Холден улыбнулся про себя. Миллер был прав.
— Ладно, так с чего ты взял, что Джули — не просто грудная клетка и пучок щупалец?
— Может, как раз пучок, но я говорю не о ее теле, — сказал Миллер. — Она здесь. Ее разум. Она думает, что летит на своей старой гоночной шлюпке. На «Бритве». Она уже много часов бормочет об этом по радио, просто я только сейчас все сложил. Зато теперь все стало чертовски ясно.

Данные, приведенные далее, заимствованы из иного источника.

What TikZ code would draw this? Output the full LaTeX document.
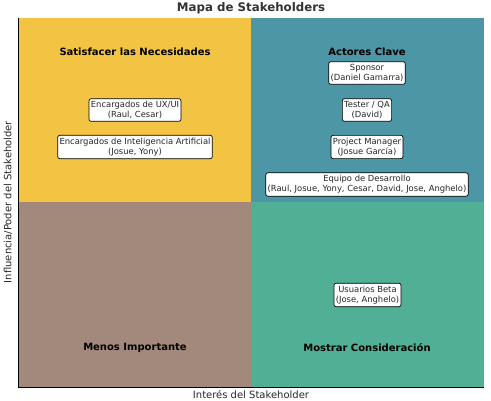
\documentclass[tikz,border=0pt]{standalone}
\usepackage{fontspec}
\setmainfont{DejaVu Sans}
\definecolor{quadyellow}{RGB}{243,195,67}
\definecolor{quadteal}{RGB}{76,150,165}
\definecolor{quadbrown}{RGB}{163,136,124}
\definecolor{quadgreen}{RGB}{81,175,149}
\begin{document}
\begin{tikzpicture}[x=1pt, y=-1pt, every node/.style={align=center},
  holder/.style={draw, fill=white, rounded corners=2pt, line width=0.7pt, inner xsep=1.8pt, inner ysep=2.6pt, text=black!85, font=\fontsize{8.4}{10}\selectfont},
  quadlabel/.style={font=\fontsize{10}{12}\selectfont\bfseries}]
  \useasboundingbox (0,0) rectangle (491,401);

  % Quadrants
  \fill[quadyellow] (18,18) rectangle (251,202);
  \fill[quadteal] (251,18) rectangle (484,202);
  \fill[quadbrown] (18,202) rectangle (251,387);
  \fill[quadgreen] (251,202) rectangle (484,387);

  % Axes
  \draw[line width=0.8pt] (18,18) -- (18,387) -- (484,387);
  \node[font=\fontsize{11.8}{14}\selectfont\bfseries, text=black!80] (title) at (251,8.5) {Mapa de Stakeholders};
  \node[font=\fontsize{10}{12}\selectfont, text=black!85] (xlabel) at (251,395) {Interés del Stakeholder};
  \node[font=\fontsize{10}{12}\selectfont, text=black!85, rotate=90] (ylabel) at (8,202) {Influencia/Poder del Stakeholder};

  % Quadrant titles
  \node[quadlabel] (satisfy) at (135,51.5) {Satisfacer las Necesidades};
  \node[quadlabel] (key) at (367,51.5) {Actores Clave};
  \node[quadlabel] (minor) at (135,347.5) {Menos Importante};
  \node[quadlabel] (consider) at (367,347.5) {Mostrar Consideración};

  % Stakeholders
  \node[holder] (uxui) at (135,110) {Encargados de UX/UI\\(Raul, Cesar)};
  \node[holder] (ia) at (135,147) {Encargados de Inteligencia Artificial\\(Josue, Yony)};
  \node[holder] (sponsor) at (367,73) {Sponsor\\(Daniel Gamarra)};
  \node[holder] (tester) at (367,110) {Tester / QA\\(David)};
  \node[holder] (pm) at (367,147) {Project Manager\\(Josue García)};
  \node[holder] (devteam) at (367,184.5) {Equipo de Desarrollo\\(Raul, Josue, Yony, Cesar, David, Jose, Anghelo)};
  \node[holder] (beta) at (367.5,295) {Usuarios Beta\\(Jose, Anghelo)};
\end{tikzpicture}
\end{document}
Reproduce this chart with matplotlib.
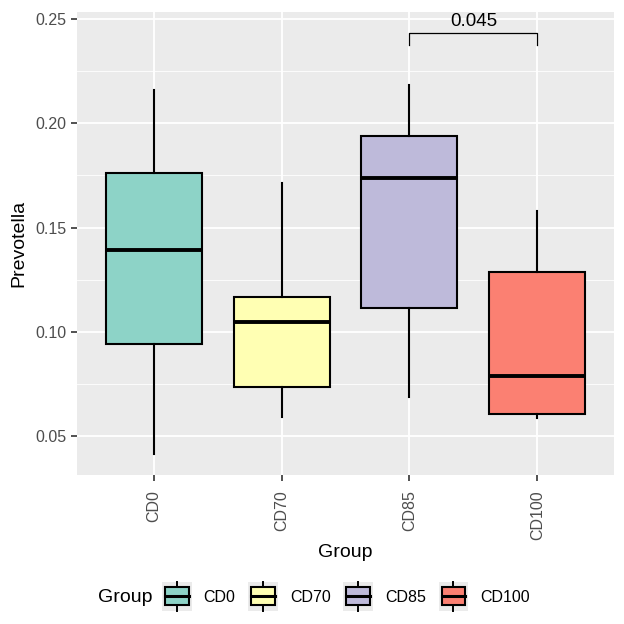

— Зачем она направляется к Земле?
— Не знаю. — В голосе Миллера звучал живой интерес. Более живой, чем когда-либо случалось слышать Холдену. — Возможно, туда стремится протомолекула и путает ее мысли. Джули заразилась не первая, но она первая достаточно долго прожила, чтобы куда-то добраться. Может быть, она оказалась зародышевым кристаллом, и то, что делает протомолекула, нарастает на ней. Не знаю, но могу узнать. Мне только нужно ее найти. Поговорить с ней.
— Тебе нужно доставить эту бомбу к контрольному пункту и запустить детонатор.
— Я не могу, — сказал Миллер. Конечно, он не мог.
«Это ничего не значит, — подумал Холден. — Пройдет меньше тридцати часов, и вы оба станете радиоактивной пылью».
— Ладно. Ты сумеешь отыскать свою девушку меньше чем… — Холден приказал «Роси» выдать срок предполагаемого попадания приближавшихся ракет, — за двадцать семь часов?
— А что случится потом?
— Несколько часов назад Земля выпустила по Эросу весь межпланетный ядерный арсенал. Мы только что включили позывные пяти грузовиков, которые вы оставили на поверхности. Ракеты наводятся по ним. При нынешнем курсе «Роси» дает двадцать семь часов до попадания. Марсиане и Флот ООН спешат следом — стерилизовать район взрыва. Они позаботятся, чтобы ничего не выжило и не ушло из сети.
— Господи.
— Да уж, — вздохнул Холден. — Прости, что не сообщил тебе раньше. Мне было о чем подумать, вот и вылетело из головы.
Молчание на линии на сей раз затянулось.
— Ты мог бы их остановить, — предложил Миллер. — Отключить передатчики.
Холден вместе с креслом развернулся к Наоми. У нее было то же выражение: «Что он сказал?!» — которое он угадывал на своем лице. Она перевела показания меддатчиков на себя, вызвала диагностическую систему «Роси» и запустила полную диагностику. Ясно было без слов: она считала, что с Миллером происходит нечто, не выявляющееся с первого взгляда на результаты анализов. Если протомолекула инфицировала его и использует как уловку…
— И не надейся, Миллер. У нас остался последний патрон. Если мы выпустим его вхолостую, Эрос сможет выйти на орбиту Земли и залить ее бурой жижей. Мы не имеем права так рисковать.